Why land-backed debt is outperforming corporate bonds in 2026
A widening yield premium, falling default rates, and structural under-supply in real estate are pushing land-backed debt instruments to the front of allocator preferences.
The first quarter of 2026 has confirmed what we have been observing privately for nine months: institutional allocators are quietly rotating from corporate bond exposure into land-backed debt instruments. The drivers are structural, not cyclical.
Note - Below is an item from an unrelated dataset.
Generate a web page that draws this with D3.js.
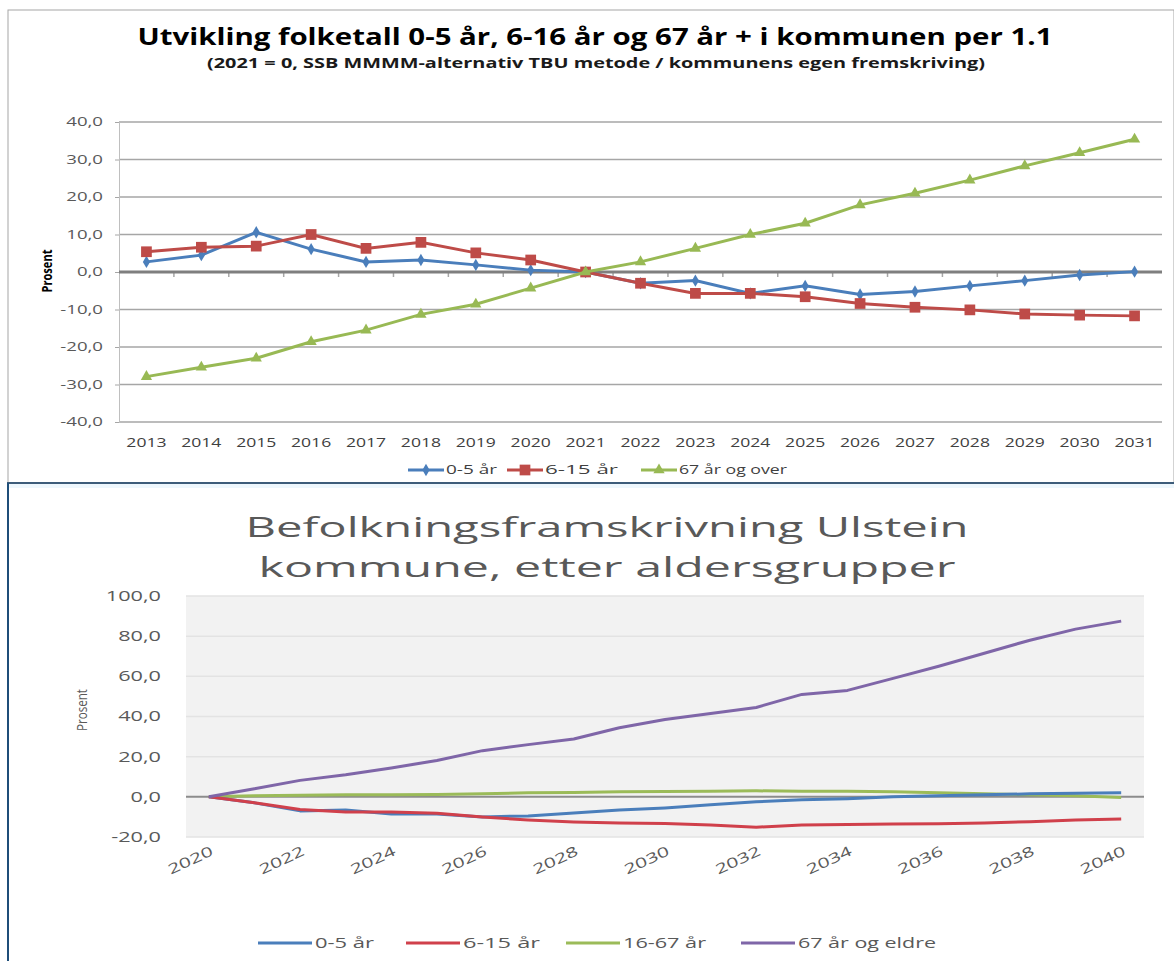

The yield premium has widened, not compressed
Conventional wisdom expected the gap between AA corporate paper and land-backed senior secured debt to narrow as the latter became more mainstream. The opposite has happened. While AA corporate yields hover around 8.4%, our land-backed debt vehicles are pricing senior tranches at 12–14% — and we are turning down syndication interest weekly.
Why now?
- Supply-side discipline. RERA enforcement has eliminated weakly-capitalised builders. The remaining counterparties are stronger, but fewer — and their cost of capital has risen.
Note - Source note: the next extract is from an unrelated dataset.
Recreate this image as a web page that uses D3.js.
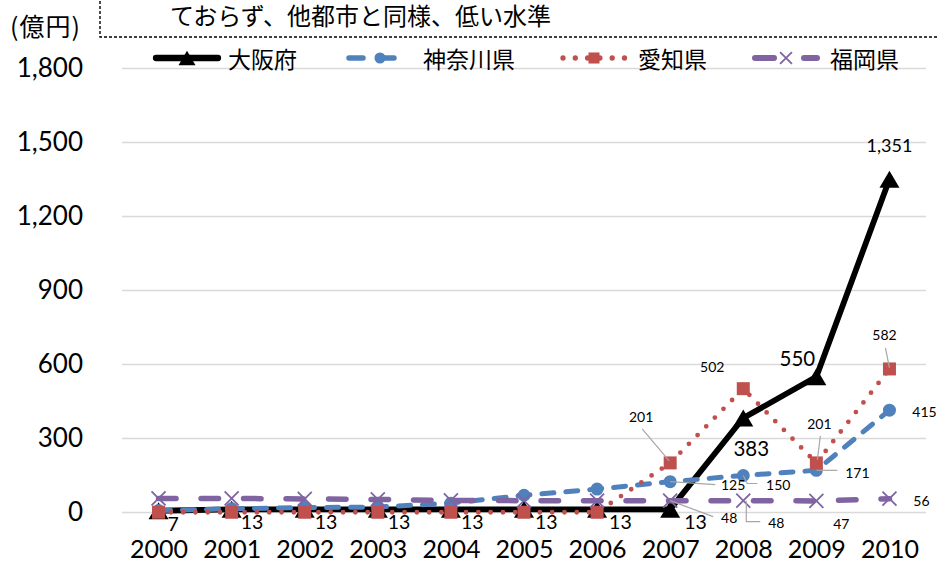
<!DOCTYPE html>
<html>
<head>
<meta charset="utf-8">
<script src="https://cdn.jsdelivr.net/npm/d3@7"></script>
<style>
  html, body { margin: 0; padding: 0; background: #fff; }
  svg { display: block; }
</style>
</head>
<body>
<svg id="chart" width="937" height="563"></svg>
<script>
// ---- data (億円) ----
const years    = ["2000","2001","2002","2003","2004","2005","2006","2007","2008","2009","2010"];
const osaka    = [7, 13, 13, 13, 13, 13, 13, 13, 383, 550, 1351];
const kanagawa = [8, 15, 20, 22, 38, 70, 95, 125, 150, 171, 415];
const aichi    = [1, 1, 1, 1, 1, 1, 1, 201, 502, 201, 582];
const fukuoka  = [57, 57, 55, 53, 49, 48, 48, 48, 48, 47, 56];
const seriesNames = ["大阪府", "神奈川県", "愛知県", "福岡県"];
const yTicks   = [0, 300, 600, 900, 1200, 1500, 1800];
const unitText = "(億円)";
const noteText = "ておらず、他都市と同様、低い水準";

// ---- look of each series ----
const styles = [
  { color: "#000000", width: 5.8, dash: null,      cap: "round", marker: "triangle" },
  { color: "#4F81BD", width: 5,   dash: "12 12",   cap: "round", marker: "circle"   },
  { color: "#C0504D", width: 4.8, dash: "0 12.3",  cap: "round", marker: "square"   },
  { color: "#8064A2", width: 5.5, dash: "17.5 25", cap: "round", marker: "cross"    }
];

// label placement per series: which points get a label, offset from the point,
// optional leader line (offsets from the point), font size
const labelLayout = [
  { size: 19.5, items: {
      0: { dx: 9,  dy: 12.5, anchor: "start" },
      1: { dx: 9,  dy: 12.5, anchor: "start" },
      2: { dx: 10, dy: 12.5, anchor: "start" },
      3: { dx: 10, dy: 12.5, anchor: "start" },
      4: { dx: 10, dy: 12.5, anchor: "start" },
      5: { dx: 11, dy: 12.5, anchor: "start" },
      6: { dx: 12, dy: 12.5, anchor: "start" },
      7: { dx: 14, dy: 12.5, anchor: "start" },
      8: { dx: 8,  dy: 30, anchor: "middle", size: 20.5 },
      9: { dx: -19, dy: -19, anchor: "middle", size: 20.5 },
      10:{ dx: 0,  dy: -34, anchor: "middle", size: 18 } } },
  { size: 14, items: {
      7: { dx: 63, dy: 3,  anchor: "middle", leader: [[0,0],[45,3]] },
      8: { dx: 35, dy: 9,  anchor: "middle", leader: [[0,0],[4,8],[14,8]] },
      9: { dx: 41, dy: 2,  anchor: "middle", leader: [[0,0],[21,0]] },
      10:{ dx: 35, dy: 1,  anchor: "middle" } } },
  { size: 14, items: {
      7: { dx: -29, dy: -46, anchor: "middle", leader: [[-28,-34],[-1,-2]] },
      8: { dx: -31, dy: -22, anchor: "middle" },
      9: { dx: 3,   dy: -39, anchor: "middle", leader: [[4,-27],[1,-3]] },
      10:{ dx: -5,  dy: -34, anchor: "middle", leader: [[-4,-21],[0,-1]] } } },
  { size: 14, items: {
      7: { dx: 59, dy: 17, anchor: "middle", leader: [[0,0],[43,16]] },
      8: { dx: 33, dy: 22, anchor: "middle", leader: [[3,0],[3,21],[17,21]] },
      9: { dx: 25, dy: 23, anchor: "middle" },
      10:{ dx: 32, dy: 2,  anchor: "middle" } } }
];

const allSeries = [osaka, kanagawa, aichi, fukuoka];
const numFont = "Lato, 'Liberation Sans', sans-serif";
const jpFont  = "'Noto Sans CJK JP', 'Noto Sans', sans-serif";
const fmt = d3.format(",");

const svg = d3.select("#chart");

// ---- scales ----
const x = d3.scalePoint().domain(years).range([122, 926]).padding(0.5);
const y = d3.scaleLinear().domain([0, 1800]).range([512.5, 68.5]);

// ---- note box (dashed frame running off the top) ----
svg.append("rect")
  .attr("x", 100).attr("y", -20)
  .attr("width", 900).attr("height", 57)
  .attr("fill", "none")
  .attr("stroke", "#000")
  .attr("stroke-width", 1.4)
  .attr("stroke-dasharray", "3 2");

svg.append("text")
  .attr("x", 170).attr("y", 14)
  .attr("dominant-baseline", "central")
  .attr("font-family", jpFont)
  .attr("font-size", 24)
  .attr("fill", "#000")
  .text(noteText);

svg.append("text")
  .attr("x", 10).attr("y", 25)
  .attr("dominant-baseline", "central")
  .attr("font-family", jpFont)
  .attr("font-size", 25)
  .attr("letter-spacing", 1)
  .attr("fill", "#000")
  .text(unitText);

// ---- gridlines ----
svg.append("g").selectAll("line")
  .data(yTicks)
  .join("line")
  .attr("x1", 122).attr("x2", 926)
  .attr("y1", d => y(d)).attr("y2", d => y(d))
  .attr("stroke", "#d9d9d9")
  .attr("stroke-width", 1.6);

// ---- axes ----
const yAxis = svg.append("g")
  .attr("transform", "translate(83,0)")
  .call(d3.axisLeft(y).tickValues(yTicks).tickFormat(fmt).tickSize(0).tickPadding(0));
yAxis.select(".domain").remove();
yAxis.selectAll("text")
  .attr("font-family", numFont)
  .attr("font-size", 26)
  .attr("fill", "#000");

const xAxis = svg.append("g")
  .attr("transform", "translate(0,512.5)")
  .call(d3.axisBottom(x).tickSize(0).tickPadding(28));
xAxis.select(".domain").remove();
xAxis.selectAll("text")
  .attr("font-family", numFont)
  .attr("font-size", 25)
  .attr("fill", "#000");

// ---- marker drawing ----
function drawMarker(g, type, color, cx, cy, scale) {
  const s = scale || 1;
  if (type === "triangle") {
    const w = 20 * s, h = 17 * s;
    g.append("path")
      .attr("d", `M${cx},${cy - h / 2}L${cx + w / 2},${cy + h / 2}L${cx - w / 2},${cy + h / 2}Z`)
      .attr("fill", color);
  } else if (type === "circle") {
    g.append("circle").attr("cx", cx).attr("cy", cy).attr("r", 6.5 * s).attr("fill", color);
  } else if (type === "square") {
    const a = 13 * s;
    g.append("rect").attr("x", cx - a / 2).attr("y", cy - a / 2)
      .attr("width", a).attr("height", a).attr("fill", color);
  } else if (type === "cross") {
    const a = 7 * s;
    g.append("path")
      .attr("d", `M${cx - a},${cy - a}L${cx + a},${cy + a}M${cx - a},${cy + a}L${cx + a},${cy - a}`)
      .attr("stroke", color).attr("stroke-width", 1.8).attr("fill", "none");
  }
}

// ---- series lines and markers ----
const line = d3.line()
  .x((d, i) => x(years[i]))
  .y(d => y(d));

allSeries.forEach((vals, si) => {
  const st = styles[si];
  const g = svg.append("g").attr("class", "series");
  g.append("path")
    .datum(vals)
    .attr("d", line)
    .attr("fill", "none")
    .attr("stroke", st.color)
    .attr("stroke-width", st.width)
    .attr("stroke-linecap", st.cap)
    .attr("stroke-linejoin", "round")
    .attr("stroke-dasharray", st.dash);
  vals.forEach((v, i) => drawMarker(g, st.marker, st.color, x(years[i]), y(v)));
});

// ---- data labels ----
const lbl = svg.append("g").attr("class", "labels");
allSeries.forEach((vals, si) => {
  const lay = labelLayout[si];
  Object.keys(lay.items).forEach(k => {
    const i = +k;
    const it = lay.items[k];
    const px = x(years[i]), py = y(vals[i]);
    if (it.leader) {
      lbl.append("path")
        .attr("d", d3.line()(it.leader.map(p => [px + p[0], py + p[1]])))
        .attr("fill", "none")
        .attr("stroke", "#a6a6a6")
        .attr("stroke-width", 1.2);
    }
    lbl.append("text")
      .attr("x", px + it.dx)
      .attr("y", py + it.dy)
      .attr("text-anchor", it.anchor)
      .attr("dominant-baseline", "central")
      .attr("font-family", numFont)
      .attr("font-size", it.size || lay.size)
      .attr("fill", "#000")
      .text(fmt(vals[i]));
  });
});

// ---- legend ----
const legendX = [153, 346, 560, 752];
const legendTextX = [228, 423, 638, 830];
const legendY = 58;
const leg = svg.append("g").attr("class", "legend");
seriesNames.forEach((name, si) => {
  const st = styles[si];
  const x0 = legendX[si], x1 = x0 + 68;
  leg.append("line")
    .attr("x1", x0 + 3).attr("x2", x1 - 3)
    .attr("y1", legendY).attr("y2", legendY)
    .attr("stroke", st.color)
    .attr("stroke-width", st.width + 0.5)
    .attr("stroke-linecap", st.cap)
    .attr("stroke-dasharray", si === 1 ? "14 17" : si === 3 ? "19 30" : st.dash);
  drawMarker(leg, st.marker, st.color, (x0 + x1) / 2, legendY, 0.85);
  leg.append("text")
    .attr("x", legendTextX[si]).attr("y", legendY)
    .attr("dominant-baseline", "central")
    .attr("font-family", jpFont)
    .attr("font-size", 23)
    .attr("fill", "#000")
    .text(name);
});
</script>
</body>
</html>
- Demand-side urgency. Tier-2 city land assembly is accelerating ahead of expected regulatory tightening on conversion approvals.
- Allocator fatigue with listed credit. Two high-profile corporate defaults in 2025 reset risk appetite. Allocators want collateral they can touch.
Underwriting still matters
None of this means land-backed debt is a free lunch. The 60% of deals we turn down would have made disastrous loans — title chains break, conversion approvals stall, builder cashflows mis-match debt service. The yield premium is compensation for diligence work most allocators are not equipped to do internally.
The investor's job is not to chase yield. It is to be paid for risk underwritten by someone who knows what they are looking at.
What we are doing
Bitfinix has narrowed the 2026 debt pipeline to projects with: (i) clean title with at least three independent legal opinions, (ii) builder net worth covering 1.5x debt outstanding, (iii) DSCR floor of 1.4x under stress, and (iv) escrow-controlled cashflow waterfall. The yield will be lower than the headline market — and that is a feature, not a bug.